◆ **Objective**
Gather up every line that includes the string "matplotlib".

------------------------------------------------------------------------

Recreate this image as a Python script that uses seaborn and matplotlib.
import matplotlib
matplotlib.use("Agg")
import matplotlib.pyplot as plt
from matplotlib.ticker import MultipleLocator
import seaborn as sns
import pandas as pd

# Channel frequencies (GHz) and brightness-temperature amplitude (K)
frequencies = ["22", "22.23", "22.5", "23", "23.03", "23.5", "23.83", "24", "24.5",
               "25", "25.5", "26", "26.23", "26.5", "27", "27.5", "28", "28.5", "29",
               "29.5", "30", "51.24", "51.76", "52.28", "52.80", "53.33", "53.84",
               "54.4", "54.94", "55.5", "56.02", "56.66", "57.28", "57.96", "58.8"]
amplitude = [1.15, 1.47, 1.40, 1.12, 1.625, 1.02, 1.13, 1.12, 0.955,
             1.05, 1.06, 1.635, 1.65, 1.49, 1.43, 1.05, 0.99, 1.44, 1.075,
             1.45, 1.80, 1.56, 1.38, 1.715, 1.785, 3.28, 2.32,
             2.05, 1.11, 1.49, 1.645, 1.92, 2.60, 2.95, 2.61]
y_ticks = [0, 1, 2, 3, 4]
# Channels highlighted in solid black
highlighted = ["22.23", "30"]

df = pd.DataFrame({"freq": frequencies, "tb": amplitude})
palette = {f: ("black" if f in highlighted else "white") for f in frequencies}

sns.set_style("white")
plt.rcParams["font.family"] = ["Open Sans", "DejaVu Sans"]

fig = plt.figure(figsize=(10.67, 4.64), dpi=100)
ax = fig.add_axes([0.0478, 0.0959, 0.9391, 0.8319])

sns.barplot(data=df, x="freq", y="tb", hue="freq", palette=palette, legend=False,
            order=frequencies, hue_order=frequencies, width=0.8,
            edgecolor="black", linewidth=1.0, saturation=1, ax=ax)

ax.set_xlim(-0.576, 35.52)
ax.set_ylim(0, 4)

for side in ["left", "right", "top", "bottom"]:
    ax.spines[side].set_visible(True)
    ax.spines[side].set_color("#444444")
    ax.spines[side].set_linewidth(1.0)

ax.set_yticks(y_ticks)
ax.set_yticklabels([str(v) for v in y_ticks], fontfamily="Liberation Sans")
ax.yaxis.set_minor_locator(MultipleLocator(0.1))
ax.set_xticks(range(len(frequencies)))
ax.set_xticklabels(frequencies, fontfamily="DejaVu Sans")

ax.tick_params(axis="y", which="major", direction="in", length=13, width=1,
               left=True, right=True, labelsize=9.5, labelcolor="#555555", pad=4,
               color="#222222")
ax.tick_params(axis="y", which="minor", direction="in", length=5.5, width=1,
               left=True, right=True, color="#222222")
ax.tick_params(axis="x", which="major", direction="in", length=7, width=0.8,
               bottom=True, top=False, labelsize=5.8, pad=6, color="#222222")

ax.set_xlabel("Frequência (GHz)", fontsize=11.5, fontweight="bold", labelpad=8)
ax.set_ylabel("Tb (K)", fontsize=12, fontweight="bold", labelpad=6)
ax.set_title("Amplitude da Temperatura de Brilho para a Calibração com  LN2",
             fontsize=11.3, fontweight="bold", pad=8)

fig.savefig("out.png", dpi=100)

------------------------------------------------------------------------

◆ **In response**
Recreate this image as a Python script that uses seaborn and matplotlib.
import matplotlib
matplotlib.use("Agg")
import matplotlib.pyplot as plt
from matplotlib.ticker import MultipleLocator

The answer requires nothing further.